All server software has one or more "infinite loops." It is a fundamental object in all listeners.

Plus when they say infinite loop, I assumed they meant it continuously entered a crash/restart cycle rather than a while(true) {} in a line of code.

I think the reality on the ground is that bug-free software is a myth. All you can do is have processes (like gradual deployment) to mitigate the damage it can do, rather than making it your goal to write the mythical perfect code.

> But this exemplifies a major problem our industry suffers from, in that it just taken as a given that critical errors will sometimes make their way into production servers and the best we can do is reduce the impact. I find this absolutely unacceptable

It is a major problem. It costs billions every year. But what can be done? If there was a magic wand solution I'm sure people would be scrambling to deploy it as it saves them money.

> How about we short circuit the process and identify ways to stop that from happening? Were there enough code reviews? Did automated testing fail here?

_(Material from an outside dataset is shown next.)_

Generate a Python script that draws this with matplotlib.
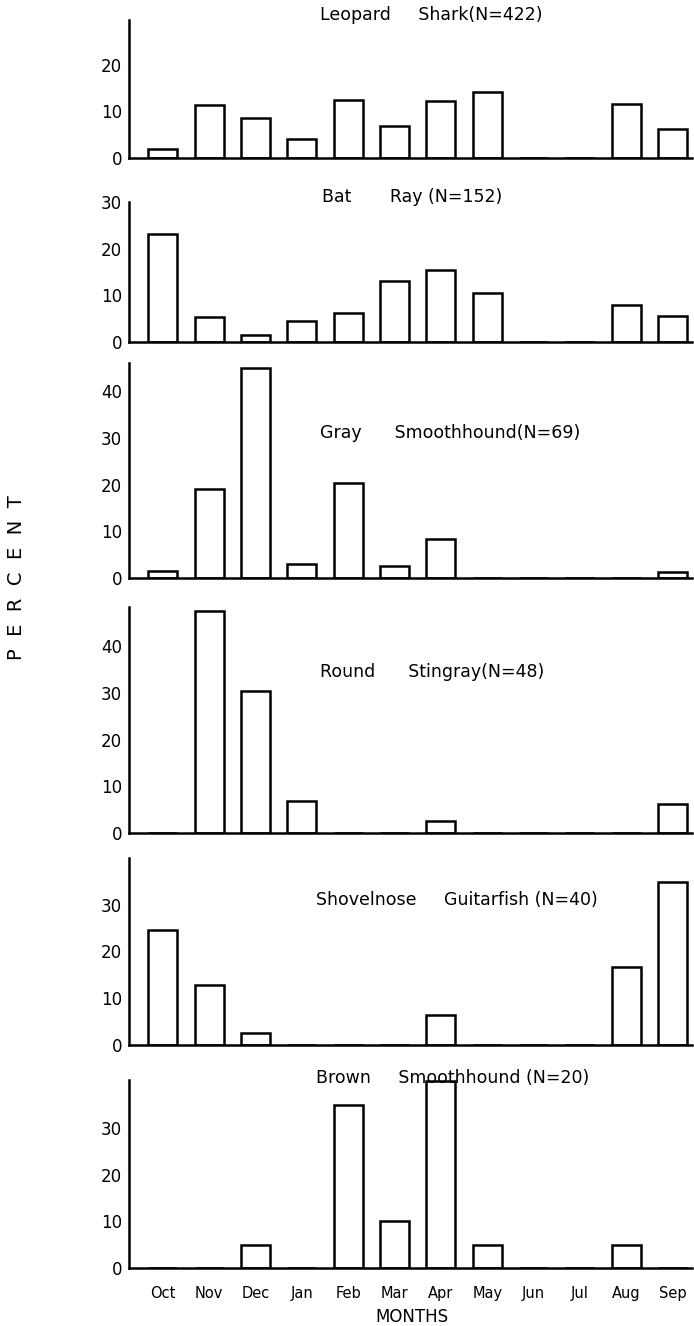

This seems like a somewhat naive view of software development in general. Like what I'd call a "mathematician's view," in the sense that they think large complex systems can be reduced to a simple quantifiable process.

Code reviews and more importantly unit tests can help find bugs. But inter-connectivity between large complex systems is harder to test again, and harder to code review (because the bugs don't exist on any single line of code, or in any single block even).